## [What is being asked]
Extract exactly those lines that lie between the start of the material and the line with "(0,0) rectangle (974,1115);", including both boundary lines and no others.
/---
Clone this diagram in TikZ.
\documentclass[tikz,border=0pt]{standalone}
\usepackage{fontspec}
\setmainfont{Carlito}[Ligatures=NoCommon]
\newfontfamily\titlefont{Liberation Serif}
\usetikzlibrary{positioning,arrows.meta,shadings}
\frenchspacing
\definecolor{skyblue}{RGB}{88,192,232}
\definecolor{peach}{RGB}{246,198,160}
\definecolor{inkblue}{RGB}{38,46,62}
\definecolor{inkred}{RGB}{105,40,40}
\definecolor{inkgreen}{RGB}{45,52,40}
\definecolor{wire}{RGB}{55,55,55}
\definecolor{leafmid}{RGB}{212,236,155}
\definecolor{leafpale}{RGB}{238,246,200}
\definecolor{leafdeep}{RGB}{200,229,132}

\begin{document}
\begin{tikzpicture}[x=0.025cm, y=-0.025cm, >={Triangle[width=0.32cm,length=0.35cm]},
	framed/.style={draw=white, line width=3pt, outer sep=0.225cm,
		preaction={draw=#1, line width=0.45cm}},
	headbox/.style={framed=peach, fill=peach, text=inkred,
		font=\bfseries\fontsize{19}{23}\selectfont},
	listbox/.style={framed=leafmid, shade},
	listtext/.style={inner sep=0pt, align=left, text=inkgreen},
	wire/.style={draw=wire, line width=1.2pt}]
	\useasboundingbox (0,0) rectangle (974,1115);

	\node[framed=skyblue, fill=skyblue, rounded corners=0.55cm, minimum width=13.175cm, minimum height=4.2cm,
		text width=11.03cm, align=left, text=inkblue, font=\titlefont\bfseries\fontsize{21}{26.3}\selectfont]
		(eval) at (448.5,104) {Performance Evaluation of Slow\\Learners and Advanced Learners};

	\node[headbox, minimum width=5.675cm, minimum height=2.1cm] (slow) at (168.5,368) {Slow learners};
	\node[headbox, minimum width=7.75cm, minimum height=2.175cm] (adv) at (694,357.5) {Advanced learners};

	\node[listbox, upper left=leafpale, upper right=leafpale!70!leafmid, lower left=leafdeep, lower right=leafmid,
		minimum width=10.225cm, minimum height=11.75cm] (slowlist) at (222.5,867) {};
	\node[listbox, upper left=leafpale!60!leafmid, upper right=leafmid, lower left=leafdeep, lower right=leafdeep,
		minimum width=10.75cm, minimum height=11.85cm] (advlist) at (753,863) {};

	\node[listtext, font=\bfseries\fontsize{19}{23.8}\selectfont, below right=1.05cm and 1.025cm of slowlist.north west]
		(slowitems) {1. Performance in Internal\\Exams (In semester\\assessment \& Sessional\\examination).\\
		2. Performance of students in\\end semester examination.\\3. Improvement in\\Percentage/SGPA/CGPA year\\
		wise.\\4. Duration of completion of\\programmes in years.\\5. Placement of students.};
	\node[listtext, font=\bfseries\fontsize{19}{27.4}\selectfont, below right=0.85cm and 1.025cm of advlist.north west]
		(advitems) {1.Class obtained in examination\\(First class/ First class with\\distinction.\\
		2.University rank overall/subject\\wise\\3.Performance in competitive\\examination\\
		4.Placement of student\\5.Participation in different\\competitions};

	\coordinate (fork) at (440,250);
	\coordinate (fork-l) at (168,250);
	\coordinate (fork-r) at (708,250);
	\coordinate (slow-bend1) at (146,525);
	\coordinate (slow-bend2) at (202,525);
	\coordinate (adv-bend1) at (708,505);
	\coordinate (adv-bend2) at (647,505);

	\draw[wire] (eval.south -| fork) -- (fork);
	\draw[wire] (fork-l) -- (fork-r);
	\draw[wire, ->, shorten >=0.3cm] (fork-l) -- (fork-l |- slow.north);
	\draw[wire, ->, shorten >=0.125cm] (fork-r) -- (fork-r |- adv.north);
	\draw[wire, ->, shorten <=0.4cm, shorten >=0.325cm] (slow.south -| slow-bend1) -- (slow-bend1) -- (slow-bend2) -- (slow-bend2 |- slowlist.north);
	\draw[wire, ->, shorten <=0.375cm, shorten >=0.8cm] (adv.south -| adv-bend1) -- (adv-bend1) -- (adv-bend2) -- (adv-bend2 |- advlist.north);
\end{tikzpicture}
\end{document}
\---
## [Task output]
Clone this diagram in TikZ.
\documentclass[tikz,border=0pt]{standalone}
\usepackage{fontspec}
\setmainfont{Carlito}[Ligatures=NoCommon]
\newfontfamily\titlefont{Liberation Serif}
\usetikzlibrary{positioning,arrows.meta,shadings}
\frenchspacing
\definecolor{skyblue}{RGB}{88,192,232}
\definecolor{peach}{RGB}{246,198,160}
\definecolor{inkblue}{RGB}{38,46,62}
\definecolor{inkred}{RGB}{105,40,40}
\definecolor{inkgreen}{RGB}{45,52,40}
\definecolor{wire}{RGB}{55,55,55}
\definecolor{leafmid}{RGB}{212,236,155}
\definecolor{leafpale}{RGB}{238,246,200}
\definecolor{leafdeep}{RGB}{200,229,132}

\begin{document}
\begin{tikzpicture}[x=0.025cm, y=-0.025cm, >={Triangle[width=0.32cm,length=0.35cm]},
	framed/.style={draw=white, line width=3pt, outer sep=0.225cm,
		preaction={draw=#1, line width=0.45cm}},
	headbox/.style={framed=peach, fill=peach, text=inkred,
		font=\bfseries\fontsize{19}{23}\selectfont},
	listbox/.style={framed=leafmid, shade},
	listtext/.style={inner sep=0pt, align=left, text=inkgreen},
	wire/.style={draw=wire, line width=1.2pt}]
	\useasboundingbox (0,0) rectangle (974,1115);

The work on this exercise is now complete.